Blog

Creating a new generation of data to solve social problems.

Say you’re a water infrastructure company and two nonprofit marketers reach out to you with an offer. The first one says:  “I would like to borrow your engineer’s time to build a water system in rural Africa.” The second one says:  “I can help your engineers develop the project management and communication skills they need to be higher-performing employees—which just so happens to involve helping to build a water system in rural Africa.” Which would you buy?

As marketers know, how we engage our audience matters. Too often in nonprofit marketing and fundraising, we are focused on ourselves: our programs, the services we offer, the beneficiaries we serve. Don’t get me wrong, those things are incredibly important; but they don’t give us much leverage with our donors. We shouldn’t be engaging with investors and donors by talking about our needs, we need to change the conversation to focus on their needs. We need to show them value. That means understanding the needs, challenges, pain points our investors and donors face and then telling them what we are doing that can help them meet those needs and challenges.

We often already are creating value, we are just not telling the world about it. Take the example above, which is from one client Mission Measurement worked with—a water charity that increases access to water and sanitation by building infrastructure in developing countries. They had a volunteer program where organizations could send employees on a two-week trip overseas to participate in one of their projects. When marketing the volunteer program, they had always talked about it as “an opportunity to experience the work being done in the field and support a critical need of the organization”.

Through market research we did with water and waste water companies—a key industry that supported the charity’s work—we found out that the volunteer experiences were delivering business value. The engineers who took part, it turned out, were simultaneously building critical soft skills, like project management, communication and relationship management that they needed to be promoted, but were not always getting in their daily role as engineers. By simply tweaking the language describing the program and the value that it offered, the charity can communicate in a much more compelling way to an industry core to their work.

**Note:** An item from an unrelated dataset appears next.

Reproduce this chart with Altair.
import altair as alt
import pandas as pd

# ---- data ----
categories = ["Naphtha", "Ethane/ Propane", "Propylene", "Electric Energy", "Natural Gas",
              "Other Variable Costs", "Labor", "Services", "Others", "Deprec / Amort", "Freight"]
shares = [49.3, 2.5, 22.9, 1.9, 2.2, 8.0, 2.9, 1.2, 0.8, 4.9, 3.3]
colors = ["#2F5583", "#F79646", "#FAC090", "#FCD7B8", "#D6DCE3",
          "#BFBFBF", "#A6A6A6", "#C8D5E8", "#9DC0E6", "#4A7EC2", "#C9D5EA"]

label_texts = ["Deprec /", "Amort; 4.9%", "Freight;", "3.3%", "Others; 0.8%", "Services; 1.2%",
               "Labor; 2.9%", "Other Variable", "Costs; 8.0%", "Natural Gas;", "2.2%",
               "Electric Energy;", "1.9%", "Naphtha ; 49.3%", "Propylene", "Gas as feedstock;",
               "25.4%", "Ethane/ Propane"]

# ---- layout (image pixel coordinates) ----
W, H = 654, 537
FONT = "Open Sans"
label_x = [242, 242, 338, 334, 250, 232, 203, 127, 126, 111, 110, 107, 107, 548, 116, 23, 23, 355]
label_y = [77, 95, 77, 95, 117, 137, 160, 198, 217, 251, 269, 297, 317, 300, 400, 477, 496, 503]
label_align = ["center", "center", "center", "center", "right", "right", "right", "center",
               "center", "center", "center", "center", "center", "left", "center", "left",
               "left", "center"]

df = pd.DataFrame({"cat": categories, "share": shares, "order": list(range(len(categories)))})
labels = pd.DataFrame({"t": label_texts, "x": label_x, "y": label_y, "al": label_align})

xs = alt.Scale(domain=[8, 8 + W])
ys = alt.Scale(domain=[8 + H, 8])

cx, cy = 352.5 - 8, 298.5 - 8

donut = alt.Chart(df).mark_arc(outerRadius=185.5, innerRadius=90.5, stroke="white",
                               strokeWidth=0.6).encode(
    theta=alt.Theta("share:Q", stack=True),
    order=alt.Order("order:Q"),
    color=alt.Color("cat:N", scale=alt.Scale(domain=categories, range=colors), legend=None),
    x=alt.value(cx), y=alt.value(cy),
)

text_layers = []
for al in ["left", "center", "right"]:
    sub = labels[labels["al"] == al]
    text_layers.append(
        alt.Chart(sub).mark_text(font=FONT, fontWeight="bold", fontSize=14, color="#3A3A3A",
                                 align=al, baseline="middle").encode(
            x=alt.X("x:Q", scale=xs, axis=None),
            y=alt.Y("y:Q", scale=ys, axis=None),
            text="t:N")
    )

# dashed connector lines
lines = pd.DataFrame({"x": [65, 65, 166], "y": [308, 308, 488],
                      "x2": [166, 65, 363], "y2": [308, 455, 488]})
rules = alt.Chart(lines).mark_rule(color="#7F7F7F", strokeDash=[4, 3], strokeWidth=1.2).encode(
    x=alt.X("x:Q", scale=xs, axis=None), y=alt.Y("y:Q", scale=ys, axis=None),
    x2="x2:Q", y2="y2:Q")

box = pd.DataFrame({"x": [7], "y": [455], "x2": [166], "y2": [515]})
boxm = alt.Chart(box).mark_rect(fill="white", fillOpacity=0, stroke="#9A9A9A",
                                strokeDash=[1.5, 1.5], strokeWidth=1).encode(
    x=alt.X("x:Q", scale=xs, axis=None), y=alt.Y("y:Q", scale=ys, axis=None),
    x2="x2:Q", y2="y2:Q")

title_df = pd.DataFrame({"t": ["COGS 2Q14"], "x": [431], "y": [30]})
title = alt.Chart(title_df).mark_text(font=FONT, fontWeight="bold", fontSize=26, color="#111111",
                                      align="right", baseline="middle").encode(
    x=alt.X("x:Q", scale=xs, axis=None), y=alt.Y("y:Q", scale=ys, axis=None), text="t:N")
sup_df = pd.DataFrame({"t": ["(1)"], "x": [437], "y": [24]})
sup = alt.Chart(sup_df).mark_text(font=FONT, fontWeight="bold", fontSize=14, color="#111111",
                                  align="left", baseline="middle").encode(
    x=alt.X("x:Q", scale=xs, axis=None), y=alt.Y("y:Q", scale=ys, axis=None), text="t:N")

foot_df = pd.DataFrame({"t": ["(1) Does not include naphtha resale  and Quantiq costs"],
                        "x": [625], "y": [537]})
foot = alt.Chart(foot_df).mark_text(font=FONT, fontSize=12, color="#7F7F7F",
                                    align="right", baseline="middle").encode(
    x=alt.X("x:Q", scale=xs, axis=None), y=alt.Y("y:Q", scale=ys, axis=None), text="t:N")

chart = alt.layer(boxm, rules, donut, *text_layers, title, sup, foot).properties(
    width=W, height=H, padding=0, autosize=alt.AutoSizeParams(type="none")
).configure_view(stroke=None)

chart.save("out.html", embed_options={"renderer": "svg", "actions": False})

What makes this even more compelling is companies know what they need and are willing to tell you. In our market research, the company representatives we talked to were excited to share the challenges they faced and the ways this charity brought them value. When asked why they hadn’t had the conversation before, their answer was simple: no one ever asked us before.

The added benefit of talking about value, not programs, is that when it comes to fundraising we can shift to value-based pricing. Traditionally, when we talk to funders, we ask them to fund a project, and share a line item budget of the costs involved. When we sell our impact, we can price based on the value an investor gets from our work—not the accounting behind it. For example with the water charity, what is it worth to a company to develop the skills of key employees?  Well, given what companies spend these days on training and employee retention, it’s probably more than the $2,000 it costs to fund an engineer going on a trip.

So change the conversation. Show investors the value you can deliver for them and have them pay the freight for it.  And if you don’t know, don’t be afraid to ask them what they need. Their answers may surprise you.